* Problem to solve *
Your task is to copy the listing exactly. Drop any pictures from the copy.

* Source excerpt *

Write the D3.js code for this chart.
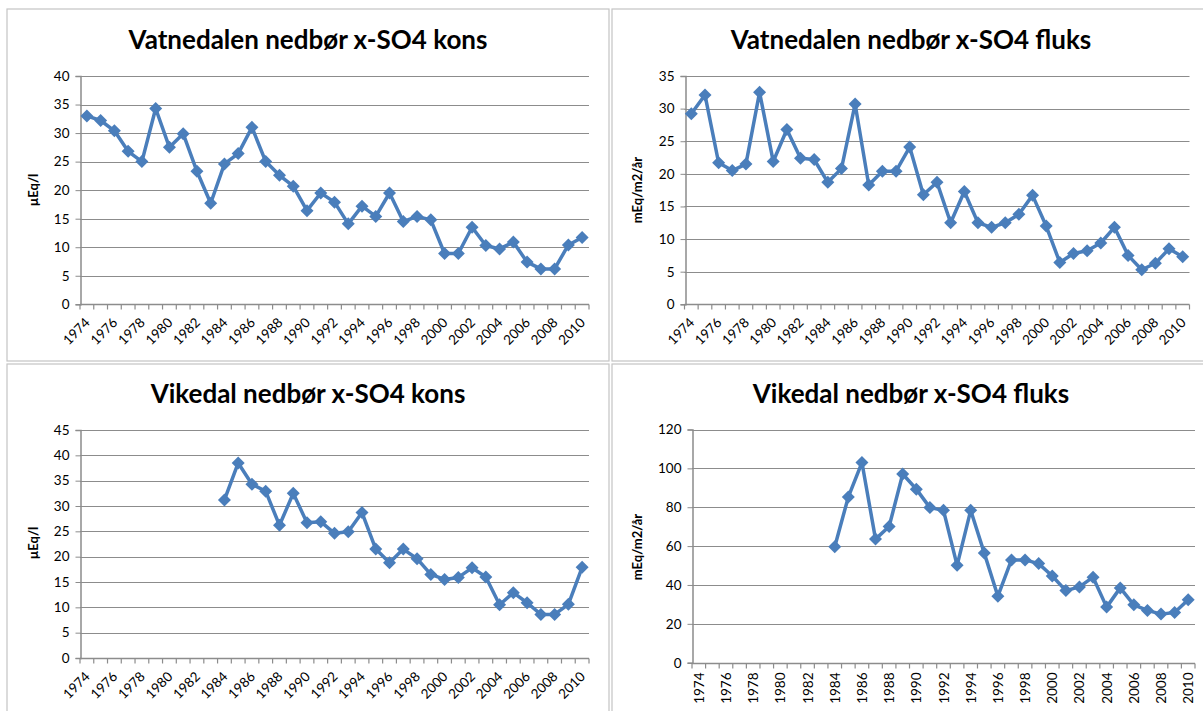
<!DOCTYPE html>
<html>
<head>
<meta charset="utf-8">
<title>Vatnedalen og Vikedal nedbør x-SO4</title>
<script src="https://cdn.jsdelivr.net/npm/d3@7"></script>
<style>
  body { margin: 0; background: #fff; }
  svg { display: block; font-family: Lato, "Open Sans", sans-serif; }
</style>
</head>
<body>
<script>
// categories
var years = [1974,1975,1976,1977,1978,1979,1980,1981,1982,1983,1984,1985,1986,1987,1988,1989,1990,
  1991,1992,1993,1994,1995,1996,1997,1998,1999,2000,2001,2002,2003,2004,2005,2006,2007,2008,2009,2010];

// Vatnedalen, konsentrasjon (µEq/l)
var vatKons = [33.0,32.2,30.4,26.8,25.0,34.3,27.5,29.9,23.3,17.7,24.6,26.4,31.0,25.0,22.6,20.7,16.4,
  19.5,17.9,14.1,17.2,15.4,19.5,14.5,15.4,14.8,8.9,8.9,13.5,10.3,9.7,10.9,7.4,6.2,6.2,10.4,11.7];

// Vatnedalen, fluks (mEq/m2/år)
var vatFluks = [29.2,32.1,21.7,20.5,21.5,32.5,21.9,26.8,22.4,22.2,18.7,20.8,30.7,18.3,20.4,20.4,24.1,
  16.8,18.7,12.5,17.3,12.5,11.8,12.5,13.8,16.7,12.0,6.4,7.8,8.2,9.4,11.8,7.5,5.3,6.3,8.5,7.3];

// Vikedal, konsentrasjon (µEq/l) - data fra 1984
var vikKons = [null,null,null,null,null,null,null,null,null,null,31.2,38.5,34.3,32.9,26.2,32.5,26.7,
  26.9,24.6,24.9,28.7,21.5,18.8,21.5,19.6,16.5,15.5,15.9,17.8,16.0,10.5,12.9,10.9,8.6,8.6,10.6,17.9];

// Vikedal, fluks (mEq/m2/år) - data fra 1984
var vikFluks = [null,null,null,null,null,null,null,null,null,null,59.7,85.3,103.0,63.6,70.1,97.1,89.3,
  79.8,78.4,50.1,78.4,56.4,34.2,52.9,52.9,51.0,44.6,37.1,39.0,44.0,28.6,38.5,29.8,26.9,25.0,25.8,32.4];

var titles = ["Vatnedalen nedbør x-SO4 kons", "Vatnedalen nedbør x-SO4 fluks",
              "Vikedal nedbør x-SO4 kons", "Vikedal nedbør x-SO4 fluks"];
var yLabels = ["µEq/l", "mEq/m2/år", "µEq/l", "mEq/m2/år"];
var yTicks = [
  [0,5,10,15,20,25,30,35,40],
  [0,5,10,15,20,25,30,35],
  [0,5,10,15,20,25,30,35,40,45],
  [0,20,40,60,80,100,120]
];

var W = 1203, H = 711;
var lineColor = "#4a7ebb";
var gridColor = "#8c8c8c";

var svg = d3.select("body").append("svg")
  .attr("width", W)
  .attr("height", H);

// panel layout: frame, plot area, title position, axis title position, label rotation
var panels = [
  {frame:[7,9,602,352],   plot:[80,76,589,304.3],      title:[308,49],  ylab:[38,190],  rot:-45, data:vatKons},
  {frame:[612,9,600,352], plot:[684.5,76,1189.5,304.3], title:[911,49], ylab:[642,190], rot:-45, data:vatFluks},
  {frame:[7,364,602,360], plot:[80,430,589,658],       title:[308,403], ylab:[38,543],  rot:-45, data:vikKons},
  {frame:[612,364,600,360], plot:[692,429.5,1195,662.7], title:[911,403], ylab:[642,547], rot:-90, data:vikFluks}
];

panels.forEach(function(p, i) {
  var g = svg.append("g");

  g.append("rect")
    .attr("x", p.frame[0]).attr("y", p.frame[1])
    .attr("width", p.frame[2]).attr("height", p.frame[3])
    .attr("fill", "#fff")
    .attr("stroke", "#c4c4c4")
    .attr("stroke-width", 1.2);

  var x0 = p.plot[0], y0 = p.plot[1], x1 = p.plot[2], y1 = p.plot[3];
  var ticks = yTicks[i];

  var xScale = d3.scaleBand().domain(years).range([x0, x1]).padding(0);
  var yScale = d3.scaleLinear().domain([0, ticks[ticks.length-1]]).range([y1, y0]);

  // grid lines
  g.selectAll(".grid").data(ticks.slice(1)).enter().append("line")
    .attr("x1", x0).attr("x2", x1)
    .attr("y1", d => Math.round(yScale(d)) + 0.5)
    .attr("y2", d => Math.round(yScale(d)) + 0.5)
    .attr("stroke", gridColor)
    .attr("stroke-width", 1);

  // y axis
  var yAxis = d3.axisLeft(yScale).tickValues(ticks).tickSize(5).tickPadding(6);
  var ya = g.append("g").attr("transform", "translate(" + (Math.round(x0) + 0.5) + ",0)").call(yAxis);
  ya.select(".domain").attr("stroke", gridColor).attr("stroke-width", 1.5);
  ya.selectAll(".tick line").attr("stroke", gridColor);
  ya.selectAll(".tick text").attr("font-size", 13.5).attr("fill", "#000")
    .attr("font-family", "Lato, sans-serif");

  // x axis: line plus ticks between categories
  var axisY = Math.round(y1) + 0.5;
  g.append("line")
    .attr("x1", x0).attr("x2", x1).attr("y1", axisY).attr("y2", axisY)
    .attr("stroke", gridColor).attr("stroke-width", 1.5);
  var bounds = years.map(d => xScale(d)).concat([x1]);
  g.selectAll(".xt").data(bounds).enter().append("line")
    .attr("x1", d => d).attr("x2", d => d)
    .attr("y1", axisY).attr("y2", axisY + 5)
    .attr("stroke", gridColor).attr("stroke-width", 1.2);

  var labYears = years.filter((d, k) => k % 2 === 0);
  g.selectAll(".xl").data(labYears).enter().append("text")
    .attr("transform", function(d) {
      var cx = xScale(d) + xScale.bandwidth() / 2;
      if (p.rot === -90) return "translate(" + (cx + 5) + "," + (axisY + 9) + ") rotate(-90)";
      return "translate(" + (cx + 4) + "," + (axisY + 19) + ") rotate(-45)";
    })
    .attr("text-anchor", "end")
    .attr("font-size", 13.5)
    .text(d => d);

  // title
  g.append("text")
    .attr("x", p.title[0]).attr("y", p.title[1])
    .attr("text-anchor", "middle")
    .attr("font-size", 26)
    .attr("font-weight", "bold")
    .text(titles[i]);

  // y axis title
  g.append("text")
    .attr("transform", "translate(" + p.ylab[0] + "," + p.ylab[1] + ") rotate(-90)")
    .attr("text-anchor", "middle")
    .attr("font-size", 13)
    .attr("font-weight", "bold")
    .text(yLabels[i]);

  // series line
  var pts = years.map((d, k) => ({year: d, v: p.data[k]}));
  var line = d3.line()
    .defined(d => d.v !== null)
    .x(d => xScale(d.year) + xScale.bandwidth() / 2)
    .y(d => yScale(d.v));

  g.append("path")
    .datum(pts)
    .attr("d", line)
    .attr("fill", "none")
    .attr("stroke", lineColor)
    .attr("stroke-width", 3.5)
    .attr("stroke-linejoin", "round");

  g.selectAll(".mk").data(pts.filter(d => d.v !== null)).enter().append("path")
    .attr("transform", d => "translate(" + (xScale(d.year) + xScale.bandwidth() / 2) + "," + yScale(d.v) + ")")
    .attr("d", "M0,-6.5L6.5,0L0,6.5L-6.5,0Z")
    .attr("fill", lineColor);
});
</script>
</body>
</html>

* Result of this task *
Write the D3.js code for this chart.
<!DOCTYPE html>
<html>
<head>
<meta charset="utf-8">
<title>Vatnedalen og Vikedal nedbør x-SO4</title>
<script src="https://cdn.jsdelivr.net/npm/d3@7"></script>
<style>
  body { margin: 0; background: #fff; }
  svg { display: block; font-family: Lato, "Open Sans", sans-serif; }
</style>
</head>
<body>
<script>
// categories
var years = [1974,1975,1976,1977,1978,1979,1980,1981,1982,1983,1984,1985,1986,1987,1988,1989,1990,
  1991,1992,1993,1994,1995,1996,1997,1998,1999,2000,2001,2002,2003,2004,2005,2006,2007,2008,2009,2010];

// Vatnedalen, konsentrasjon (µEq/l)
var vatKons = [33.0,32.2,30.4,26.8,25.0,34.3,27.5,29.9,23.3,17.7,24.6,26.4,31.0,25.0,22.6,20.7,16.4,
  19.5,17.9,14.1,17.2,15.4,19.5,14.5,15.4,14.8,8.9,8.9,13.5,10.3,9.7,10.9,7.4,6.2,6.2,10.4,11.7];

// Vatnedalen, fluks (mEq/m2/år)
var vatFluks = [29.2,32.1,21.7,20.5,21.5,32.5,21.9,26.8,22.4,22.2,18.7,20.8,30.7,18.3,20.4,20.4,24.1,
  16.8,18.7,12.5,17.3,12.5,11.8,12.5,13.8,16.7,12.0,6.4,7.8,8.2,9.4,11.8,7.5,5.3,6.3,8.5,7.3];

// Vikedal, konsentrasjon (µEq/l) - data fra 1984
var vikKons = [null,null,null,null,null,null,null,null,null,null,31.2,38.5,34.3,32.9,26.2,32.5,26.7,
  26.9,24.6,24.9,28.7,21.5,18.8,21.5,19.6,16.5,15.5,15.9,17.8,16.0,10.5,12.9,10.9,8.6,8.6,10.6,17.9];

// Vikedal, fluks (mEq/m2/år) - data fra 1984
var vikFluks = [null,null,null,null,null,null,null,null,null,null,59.7,85.3,103.0,63.6,70.1,97.1,89.3,
  79.8,78.4,50.1,78.4,56.4,34.2,52.9,52.9,51.0,44.6,37.1,39.0,44.0,28.6,38.5,29.8,26.9,25.0,25.8,32.4];

var titles = ["Vatnedalen nedbør x-SO4 kons", "Vatnedalen nedbør x-SO4 fluks",
              "Vikedal nedbør x-SO4 kons", "Vikedal nedbør x-SO4 fluks"];
var yLabels = ["µEq/l", "mEq/m2/år", "µEq/l", "mEq/m2/år"];
var yTicks = [
  [0,5,10,15,20,25,30,35,40],
  [0,5,10,15,20,25,30,35],
  [0,5,10,15,20,25,30,35,40,45],
  [0,20,40,60,80,100,120]
];

var W = 1203, H = 711;
var lineColor = "#4a7ebb";
var gridColor = "#8c8c8c";

var svg = d3.select("body").append("svg")
  .attr("width", W)
  .attr("height", H);

// panel layout: frame, plot area, title position, axis title position, label rotation
var panels = [
  {frame:[7,9,602,352],   plot:[80,76,589,304.3],      title:[308,49],  ylab:[38,190],  rot:-45, data:vatKons},
  {frame:[612,9,600,352], plot:[684.5,76,1189.5,304.3], title:[911,49], ylab:[642,190], rot:-45, data:vatFluks},
  {frame:[7,364,602,360], plot:[80,430,589,658],       title:[308,403], ylab:[38,543],  rot:-45, data:vikKons},
  {frame:[612,364,600,360], plot:[692,429.5,1195,662.7], title:[911,403], ylab:[642,547], rot:-90, data:vikFluks}
];

panels.forEach(function(p, i) {
  var g = svg.append("g");

  g.append("rect")
    .attr("x", p.frame[0]).attr("y", p.frame[1])
    .attr("width", p.frame[2]).attr("height", p.frame[3])
    .attr("fill", "#fff")
    .attr("stroke", "#c4c4c4")
    .attr("stroke-width", 1.2);

  var x0 = p.plot[0], y0 = p.plot[1], x1 = p.plot[2], y1 = p.plot[3];
  var ticks = yTicks[i];

  var xScale = d3.scaleBand().domain(years).range([x0, x1]).padding(0);
  var yScale = d3.scaleLinear().domain([0, ticks[ticks.length-1]]).range([y1, y0]);

  // grid lines
  g.selectAll(".grid").data(ticks.slice(1)).enter().append("line")
    .attr("x1", x0).attr("x2", x1)
    .attr("y1", d => Math.round(yScale(d)) + 0.5)
    .attr("y2", d => Math.round(yScale(d)) + 0.5)
    .attr("stroke", gridColor)
    .attr("stroke-width", 1);

  // y axis
  var yAxis = d3.axisLeft(yScale).tickValues(ticks).tickSize(5).tickPadding(6);
  var ya = g.append("g").attr("transform", "translate(" + (Math.round(x0) + 0.5) + ",0)").call(yAxis);
  ya.select(".domain").attr("stroke", gridColor).attr("stroke-width", 1.5);
  ya.selectAll(".tick line").attr("stroke", gridColor);
  ya.selectAll(".tick text").attr("font-size", 13.5).attr("fill", "#000")
    .attr("font-family", "Lato, sans-serif");

  // x axis: line plus ticks between categories
  var axisY = Math.round(y1) + 0.5;
  g.append("line")
    .attr("x1", x0).attr("x2", x1).attr("y1", axisY).attr("y2", axisY)
    .attr("stroke", gridColor).attr("stroke-width", 1.5);
  var bounds = years.map(d => xScale(d)).concat([x1]);
  g.selectAll(".xt").data(bounds).enter().append("line")
    .attr("x1", d => d).attr("x2", d => d)
    .attr("y1", axisY).attr("y2", axisY + 5)
    .attr("stroke", gridColor).attr("stroke-width", 1.2);

  var labYears = years.filter((d, k) => k % 2 === 0);
  g.selectAll(".xl").data(labYears).enter().append("text")
    .attr("transform", function(d) {
      var cx = xScale(d) + xScale.bandwidth() / 2;
      if (p.rot === -90) return "translate(" + (cx + 5) + "," + (axisY + 9) + ") rotate(-90)";
      return "translate(" + (cx + 4) + "," + (axisY + 19) + ") rotate(-45)";
    })
    .attr("text-anchor", "end")
    .attr("font-size", 13.5)
    .text(d => d);

  // title
  g.append("text")
    .attr("x", p.title[0]).attr("y", p.title[1])
    .attr("text-anchor", "middle")
    .attr("font-size", 26)
    .attr("font-weight", "bold")
    .text(titles[i]);

  // y axis title
  g.append("text")
    .attr("transform", "translate(" + p.ylab[0] + "," + p.ylab[1] + ") rotate(-90)")
    .attr("text-anchor", "middle")
    .attr("font-size", 13)
    .attr("font-weight", "bold")
    .text(yLabels[i]);

  // series line
  var pts = years.map((d, k) => ({year: d, v: p.data[k]}));
  var line = d3.line()
    .defined(d => d.v !== null)
    .x(d => xScale(d.year) + xScale.bandwidth() / 2)
    .y(d => yScale(d.v));

  g.append("path")
    .datum(pts)
    .attr("d", line)
    .attr("fill", "none")
    .attr("stroke", lineColor)
    .attr("stroke-width", 3.5)
    .attr("stroke-linejoin", "round");

  g.selectAll(".mk").data(pts.filter(d => d.v !== null)).enter().append("path")
    .attr("transform", d => "translate(" + (xScale(d.year) + xScale.bandwidth() / 2) + "," + yScale(d.v) + ")")
    .attr("d", "M0,-6.5L6.5,0L0,6.5L-6.5,0Z")
    .attr("fill", lineColor);
});
</script>
</body>
</html>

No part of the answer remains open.